* _Task_
Reproduce the lines below exactly, from the one containing "Clone this chart in Bokeh." through the one containing "p.yaxis.visible = False", both included. Leave out any pictures.

* _Data_
========
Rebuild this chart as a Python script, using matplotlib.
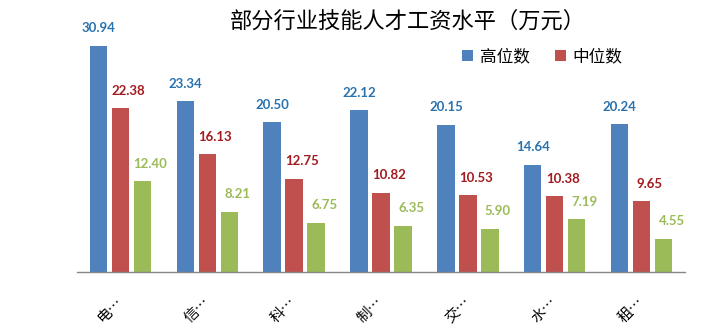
========
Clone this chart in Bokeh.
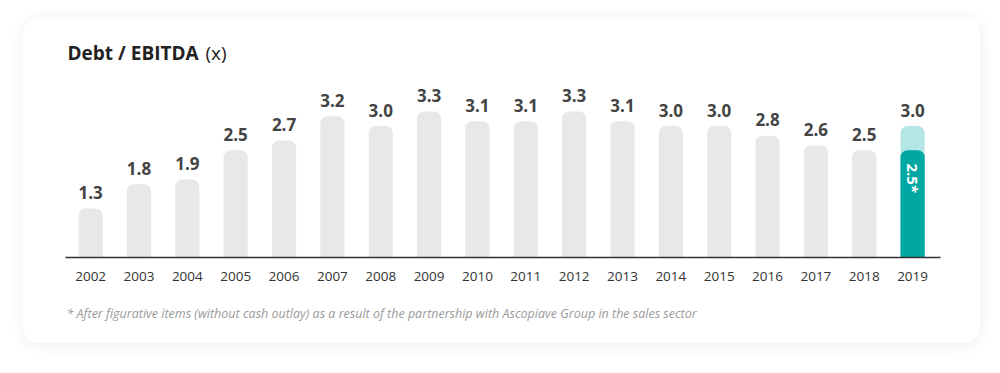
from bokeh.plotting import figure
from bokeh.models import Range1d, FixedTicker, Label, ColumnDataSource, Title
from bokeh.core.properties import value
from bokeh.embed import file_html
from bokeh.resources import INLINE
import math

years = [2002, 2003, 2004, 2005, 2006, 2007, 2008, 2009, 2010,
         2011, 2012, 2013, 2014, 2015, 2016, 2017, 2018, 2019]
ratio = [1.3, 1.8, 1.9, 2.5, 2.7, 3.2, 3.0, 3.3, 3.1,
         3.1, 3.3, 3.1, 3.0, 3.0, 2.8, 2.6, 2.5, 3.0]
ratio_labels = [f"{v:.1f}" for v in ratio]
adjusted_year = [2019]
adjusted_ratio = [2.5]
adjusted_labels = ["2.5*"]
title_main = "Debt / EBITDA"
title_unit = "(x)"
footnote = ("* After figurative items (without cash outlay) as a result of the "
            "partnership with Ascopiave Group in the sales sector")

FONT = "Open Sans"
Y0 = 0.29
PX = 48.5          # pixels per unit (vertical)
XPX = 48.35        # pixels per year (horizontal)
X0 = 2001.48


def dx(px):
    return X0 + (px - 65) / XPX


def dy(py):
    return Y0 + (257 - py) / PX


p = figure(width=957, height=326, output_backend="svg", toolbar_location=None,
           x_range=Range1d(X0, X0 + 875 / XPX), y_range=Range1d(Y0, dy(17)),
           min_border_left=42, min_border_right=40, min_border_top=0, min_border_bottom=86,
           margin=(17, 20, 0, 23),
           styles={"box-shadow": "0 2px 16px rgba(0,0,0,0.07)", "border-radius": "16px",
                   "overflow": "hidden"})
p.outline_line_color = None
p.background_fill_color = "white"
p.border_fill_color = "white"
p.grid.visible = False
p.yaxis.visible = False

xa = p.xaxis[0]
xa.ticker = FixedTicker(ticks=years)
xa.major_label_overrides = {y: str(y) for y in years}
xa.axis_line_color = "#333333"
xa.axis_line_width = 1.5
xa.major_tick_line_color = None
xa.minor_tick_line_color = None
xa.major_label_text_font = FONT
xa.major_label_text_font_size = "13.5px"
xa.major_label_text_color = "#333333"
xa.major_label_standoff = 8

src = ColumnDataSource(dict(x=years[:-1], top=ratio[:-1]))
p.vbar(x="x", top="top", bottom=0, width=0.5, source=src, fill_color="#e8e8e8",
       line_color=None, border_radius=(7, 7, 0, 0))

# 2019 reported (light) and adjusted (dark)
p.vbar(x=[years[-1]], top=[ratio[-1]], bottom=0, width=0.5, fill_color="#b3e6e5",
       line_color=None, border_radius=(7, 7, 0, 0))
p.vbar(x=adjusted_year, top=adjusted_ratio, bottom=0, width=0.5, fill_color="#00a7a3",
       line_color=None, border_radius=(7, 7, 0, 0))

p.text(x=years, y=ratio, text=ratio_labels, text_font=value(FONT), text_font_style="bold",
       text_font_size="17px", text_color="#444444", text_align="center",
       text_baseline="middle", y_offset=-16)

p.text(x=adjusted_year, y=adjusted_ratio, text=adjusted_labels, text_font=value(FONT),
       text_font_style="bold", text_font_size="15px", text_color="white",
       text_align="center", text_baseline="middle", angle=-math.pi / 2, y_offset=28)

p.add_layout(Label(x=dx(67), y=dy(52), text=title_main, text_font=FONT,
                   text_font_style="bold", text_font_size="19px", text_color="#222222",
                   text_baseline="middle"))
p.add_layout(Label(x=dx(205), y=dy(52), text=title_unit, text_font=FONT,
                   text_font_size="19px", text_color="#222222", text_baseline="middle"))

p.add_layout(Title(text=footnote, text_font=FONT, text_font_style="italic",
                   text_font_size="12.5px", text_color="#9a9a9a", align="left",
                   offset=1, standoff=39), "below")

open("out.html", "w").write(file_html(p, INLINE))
========
* _Response_
Clone this chart in Bokeh.
from bokeh.plotting import figure
from bokeh.models import Range1d, FixedTicker, Label, ColumnDataSource, Title
from bokeh.core.properties import value
from bokeh.embed import file_html
from bokeh.resources import INLINE
import math

years = [2002, 2003, 2004, 2005, 2006, 2007, 2008, 2009, 2010,
         2011, 2012, 2013, 2014, 2015, 2016, 2017, 2018, 2019]
ratio = [1.3, 1.8, 1.9, 2.5, 2.7, 3.2, 3.0, 3.3, 3.1,
         3.1, 3.3, 3.1, 3.0, 3.0, 2.8, 2.6, 2.5, 3.0]
ratio_labels = [f"{v:.1f}" for v in ratio]
adjusted_year = [2019]
adjusted_ratio = [2.5]
adjusted_labels = ["2.5*"]
title_main = "Debt / EBITDA"
title_unit = "(x)"
footnote = ("* After figurative items (without cash outlay) as a result of the "
            "partnership with Ascopiave Group in the sales sector")

FONT = "Open Sans"
Y0 = 0.29
PX = 48.5          # pixels per unit (vertical)
XPX = 48.35        # pixels per year (horizontal)
X0 = 2001.48


def dx(px):
    return X0 + (px - 65) / XPX


def dy(py):
    return Y0 + (257 - py) / PX


p = figure(width=957, height=326, output_backend="svg", toolbar_location=None,
           x_range=Range1d(X0, X0 + 875 / XPX), y_range=Range1d(Y0, dy(17)),
           min_border_left=42, min_border_right=40, min_border_top=0, min_border_bottom=86,
           margin=(17, 20, 0, 23),
           styles={"box-shadow": "0 2px 16px rgba(0,0,0,0.07)", "border-radius": "16px",
                   "overflow": "hidden"})
p.outline_line_color = None
p.background_fill_color = "white"
p.border_fill_color = "white"
p.grid.visible = False
p.yaxis.visible = False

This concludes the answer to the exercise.